Don’t Be Hard on Yourself

Athletes are taught more about how they respond to lose than they are about how they respond to winning. Coaches teach athletes about resilience in failure from a young age in order to create a solid foundation for their response to failure later in life. Utilize this principle in your life while you’re working towards a goal.

Mistakes happen; we are all human. Hold yourself accountable, but don’t be so hard on yourself that you hinder success.

Failure is an opportunity to do better. It teaches us what not to do, and it makes us stronger. If your mind isn’t used to positive self-talk, it’s easy to give up.

It starts in your mind, so don’t be so hard on yourself in your failures. If you wouldn’t say something harsh to your friend if they fail, don’t say it to yourself.

Celebrate Successes

Create a positive correlation between hard work and success by celebrating your successes. In fact, build those celebrations into your plan. When you reach a weight milestone, you get to buy a new shirt.

If you deadlift a goal weight, you get to take yourself out to your favorite place to eat. If you meet your cardio goals that month, you get to have a night out. Celebrate the minor successes as well as the major ones and you’ll succeed more often.

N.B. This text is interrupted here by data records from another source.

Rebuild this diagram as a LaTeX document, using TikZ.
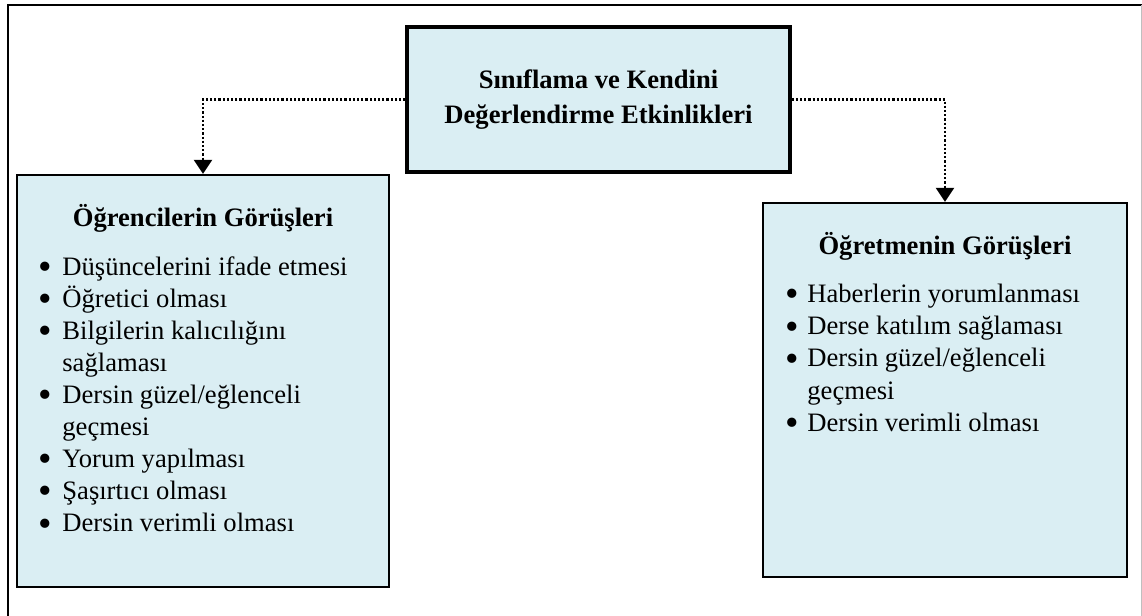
\documentclass[tikz,border=0pt]{standalone}
\usepackage{fontspec}
\setmainfont{Liberation Serif}
\usetikzlibrary{arrows.meta}
\definecolor{boxfill}{HTML}{DAEEF3}
\newcommand{\bigbul}{\smash{\raisebox{-0.16em}{\scalebox{1.45}{\textbullet}}}}
\begin{document}
\begin{tikzpicture}[x=0.5pt,y=-0.5pt,
  topbox/.style={draw, fill=boxfill, line width=1.6pt, minimum width=191.5pt,
    minimum height=72.5pt, inner sep=0pt, align=center,
    font=\fontsize{13.3}{17.5}\selectfont\bfseries},
  viewbox/.style={draw, fill=boxfill, line width=1.1pt, inner sep=0pt},
  titletext/.style={anchor=base, inner sep=0pt, font=\fontsize{13.3}{16}\selectfont\bfseries},
  listtext/.style={anchor=base west, inner sep=0pt, font=\fontsize{13.3}{16.05}\selectfont},
  conn/.style={line width=1.1pt, dash pattern=on 1.1pt off 1pt,
    -{Triangle[width=9pt,length=7pt]}},
  framebw/.style={line width=1.1pt},
  framegray/.style={draw=black!25, line width=0.5pt},
]
\useasboundingbox (0,0) rectangle (1142,616);
% outer frame
\draw[framebw] (8,616) -- (8,4.8) -- (1142,4.8);
\draw[framegray] (1141,4.8) -- (1141,616);

% top box
\node[topbox] (top) at (598.5,99.5) {Sınıflama ve Kendini\\Değerlendirme Etkinlikleri};

% left box
\node[viewbox, minimum width=186pt, minimum height=206pt] (left) at (203,381) {};
\node[titletext] (lefttitle) at (203,226.7) {Öğrencilerin Görüşleri};
\node[listtext] (leftlist) at (38,275) {\begin{tabular}[t]{@{}p{12pt}@{}l@{}}
\bigbul & Düşüncelerini ifade etmesi\\
\bigbul & Öğretici olması\\
\bigbul & Bilgilerin kalıcılığını\\
 & sağlaması\\
\bigbul & Dersin güzel/eğlenceli\\
 & geçmesi\\
\bigbul & Yorum yapılması\\
\bigbul & Şaşırtıcı olması\\
\bigbul & Dersin verimli olması
\end{tabular}};

% right box
\node[viewbox, minimum width=182pt, minimum height=187pt] (right) at (945,390) {};
\node[titletext] (righttitle) at (945,254) {Öğretmenin Görüşleri};
\node[listtext] (rightlist) at (785,302.7) {\begin{tabular}[t]{@{}p{11pt}@{}l@{}}
\bigbul & Haberlerin yorumlanması\\
\bigbul & Derse katılım sağlaması\\
\bigbul & Dersin güzel/eğlenceli\\
 & geçmesi\\
\bigbul & Dersin verimli olması
\end{tabular}};

% connectors
\draw[conn] (top.west) -| (left.north);
\draw[conn] (top.east) -| (right.north);
\end{tikzpicture}
\end{document}
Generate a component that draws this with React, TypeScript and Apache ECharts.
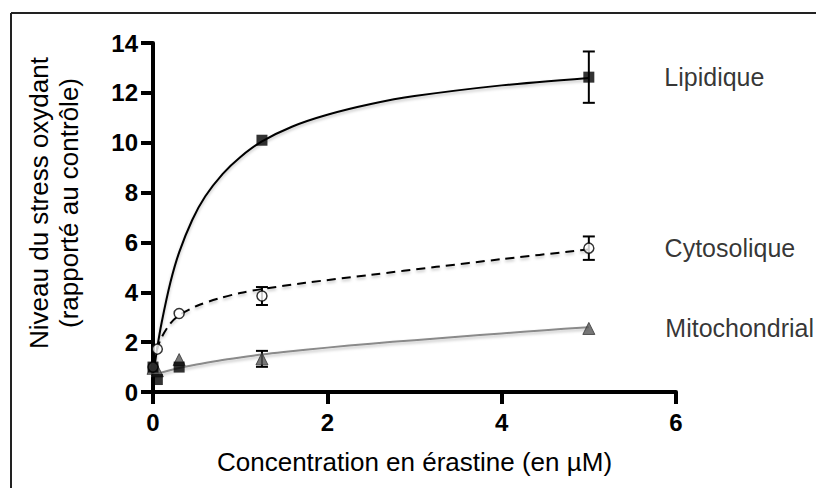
import React, { useEffect, useRef } from "react";
import * as echarts from "echarts";

// Measured points (x = concentration en érastine, µM)
const pointX = [0, 0.05, 0.3, 1.25, 5];
const lipidY = [1.0, 0.5, 1.0, 10.1, 12.63];
const lipidErr = [0, 0, 0, 0, 1.03];
const cytoY = [1.0, 1.72, 3.15, 3.85, 5.77];
const cytoErr = [0, 0, 0, 0.36, 0.47];
const mitoY = [0.95, 0.85, 1.3, 1.33, 2.55];
const mitoErr = [0, 0, 0, 0.32, 0];

// Fitted curves
const lipidCurveX = [0, 0.05, 0.1, 0.2, 0.3, 0.45, 0.6, 0.8, 1.0, 1.25, 1.6, 2, 2.5, 3, 4, 5];
const lipidCurveY = [0.6, 1.8, 2.8, 4.4, 5.6, 6.9, 7.85, 8.75, 9.42, 10.05, 10.65, 11.12, 11.55, 11.87, 12.3, 12.6];
const cytoCurveX = [0, 0.05, 0.1, 0.2, 0.3, 0.5, 0.75, 1.0, 1.25, 1.75, 2.5, 3.25, 4, 5];
const cytoCurveY = [1.1, 1.75, 2.2, 2.75, 3.08, 3.45, 3.75, 3.97, 4.13, 4.38, 4.7, 5.02, 5.33, 5.72];
const mitoCurveX = [0, 0.1, 0.25, 0.5, 0.75, 1, 1.25, 1.5, 2, 2.5, 3, 3.5, 4, 4.5, 5];
const mitoCurveY = [0.65, 0.78, 0.92, 1.1, 1.25, 1.38, 1.5, 1.6, 1.78, 1.94, 2.08, 2.22, 2.35, 2.48, 2.6];

const seriesNames = ["Lipidique", "Cytosolique", "Mitochondrial"];
const xTicks = { min: 0, max: 6, interval: 2 };
const yTicks = { min: 0, max: 14, interval: 2 };
const xTitle = "Concentration en érastine (en µM)";
const yTitle1 = "Niveau du stress oxydant";
const yTitle2 = "(rapporté au contrôle)";

const FONT = '"Liberation Sans", Arial, sans-serif';

function zip(xs: number[], ys: number[]) {
  return xs.map((x, i) => [x, ys[i]]);
}

function pointsWithLabel(ys: number[], name: string) {
  return pointX.map((x, i) => {
    if (i === pointX.length - 1) {
      return {
        value: [x, ys[i]],
        label: {
          show: true,
          formatter: name,
          position: "right",
          distance: 70,
          fontSize: 25,
          fontFamily: FONT,
          color: "#000",
        },
      };
    }
    return { value: [x, ys[i]] };
  });
}

function errData(ys: number[], errs: number[]) {
  const out: number[][] = [];
  pointX.forEach((x, i) => {
    if (errs[i] > 0) out.push([x, ys[i] - errs[i], ys[i] + errs[i]]);
  });
  return out;
}

const errorRender = (params: any, api: any) => {
  const x = api.value(0);
  const lo = api.coord([x, api.value(1)]);
  const hi = api.coord([x, api.value(2)]);
  const w = 6;
  const style = { stroke: "#000", lineWidth: 2 };
  return {
    type: "group",
    children: [
      { type: "line", shape: { x1: lo[0], y1: lo[1], x2: hi[0], y2: hi[1] }, style },
      { type: "line", shape: { x1: lo[0] - w, y1: lo[1], x2: lo[0] + w, y2: lo[1] }, style },
      { type: "line", shape: { x1: hi[0] - w, y1: hi[1], x2: hi[0] + w, y2: hi[1] }, style },
    ],
  };
};

const curveShadow = {
  shadowColor: "rgba(0,0,0,0.25)",
  shadowBlur: 3,
  shadowOffsetY: 2,
};

export default function App() {
  const ref = useRef<HTMLDivElement>(null);

  useEffect(() => {
    if (!ref.current) return;
    const chart = echarts.init(ref.current, null, { renderer: "svg" });
    const axisLineStyle = { color: "#000", width: 4 };
    chart.setOption({
      animation: false,
      backgroundColor: "#fff",
      grid: { left: 153, right: 140, top: 43, bottom: 96 },
      xAxis: {
        type: "value",
        min: xTicks.min,
        max: xTicks.max,
        interval: xTicks.interval,
        splitLine: { show: false },
        axisLine: { show: true, onZero: false, lineStyle: axisLineStyle },
        axisTick: { show: true, length: 12, lineStyle: axisLineStyle },
        axisLabel: {
          margin: 18,
          fontSize: 24,
          fontWeight: "bold",
          fontFamily: FONT,
          color: "#000",
        },
        name: xTitle,
        nameLocation: "middle",
        nameGap: 57,
        nameTextStyle: { fontSize: 26, fontFamily: FONT, color: "#000" },
      },
      yAxis: {
        type: "value",
        min: yTicks.min,
        max: yTicks.max,
        interval: yTicks.interval,
        splitLine: { show: false },
        axisLine: { show: true, onZero: false, lineStyle: axisLineStyle },
        axisTick: { show: true, length: 12, lineStyle: axisLineStyle },
        axisLabel: {
          margin: 15,
          fontSize: 24,
          fontWeight: "bold",
          fontFamily: FONT,
          color: "#000",
        },
      },
      graphic: [
        {
          type: "line",
          shape: { x1: 11, y1: 13, x2: 816, y2: 13 },
          style: { stroke: "#222", lineWidth: 2 },
        },
        {
          type: "line",
          shape: { x1: 11, y1: 13, x2: 11, y2: 488 },
          style: { stroke: "#222", lineWidth: 2 },
        },
        {
          type: "text",
          x: 39,
          y: 203,
          rotation: Math.PI / 2,
          style: {
            text: yTitle1,
            fontSize: 26,
            fontFamily: FONT,
            fill: "#000",
            align: "center",
            verticalAlign: "middle",
          },
        },
        {
          type: "text",
          x: 69,
          y: 203,
          rotation: Math.PI / 2,
          style: {
            text: yTitle2,
            fontSize: 26,
            fontFamily: FONT,
            fill: "#000",
            align: "center",
            verticalAlign: "middle",
          },
        },
      ],
      series: [
        {
          name: "Lipidique fit",
          type: "line",
          data: zip(lipidCurveX, lipidCurveY),
          smooth: 0.3,
          showSymbol: false,
          symbol: "none",
          lineStyle: { color: "#000", width: 2, ...curveShadow },
          z: 2,
        },
        {
          name: "Cytosolique fit",
          type: "line",
          data: zip(cytoCurveX, cytoCurveY),
          smooth: 0.3,
          showSymbol: false,
          symbol: "none",
          lineStyle: { color: "#000", width: 2, type: [9, 6], ...curveShadow },
          z: 2,
        },
        {
          name: "Mitochondrial fit",
          type: "line",
          data: zip(mitoCurveX, mitoCurveY),
          smooth: 0.3,
          showSymbol: false,
          symbol: "none",
          lineStyle: { color: "#8a8a8a", width: 2, ...curveShadow },
          z: 2,
        },
        {
          type: "custom",
          renderItem: errorRender,
          data: [
            ...errData(lipidY, lipidErr),
            ...errData(cytoY, cytoErr),
            ...errData(mitoY, mitoErr),
          ],
          encode: { x: 0, y: [1, 2] },
          z: 3,
        },
        {
          name: seriesNames[2],
          type: "scatter",
          data: pointsWithLabel(mitoY, seriesNames[2]),
          symbol: "triangle",
          symbolSize: 12,
          itemStyle: { color: "#555", borderColor: "#333", borderWidth: 1 },
          z: 4,
        },
        {
          name: seriesNames[1],
          type: "scatter",
          data: pointsWithLabel(cytoY, seriesNames[1]),
          symbol: "circle",
          symbolSize: 10,
          itemStyle: { color: "#fff", borderColor: "#000", borderWidth: 1.5 },
          z: 5,
        },
        {
          name: seriesNames[0],
          type: "scatter",
          data: pointsWithLabel(lipidY, seriesNames[0]),
          symbol: "rect",
          symbolSize: 11,
          itemStyle: { color: "#000" },
          z: 6,
        },
      ],
    });
    return () => chart.dispose();
  }, []);

  return (
    <div
      ref={ref}
      style={{
        position: "absolute",
        left: 0,
        top: 0,
        width: 816,
        height: 488,
        background: "#fff",
      }}
    />
  );
}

Don’t downplay the hard work it takes to achieve these things, no matter how big or small. Even if other people you know might think your success is a small one, push those thoughts from your mind.

Success is subjective, so celebrate yours with abandon.

Wrap-Up

You may be given all the right tools, your body might be ready, and your schedule may be free, but you will not succeed in your goals if you don’t start in your mind. If you don’t make a plan, hold yourself accountable, make changes when something isn’t right, take failure in stride, and revel in your success, you won’t be in the right place mentally to reach your goals.

Success requires many tools, but it all starts in your mind.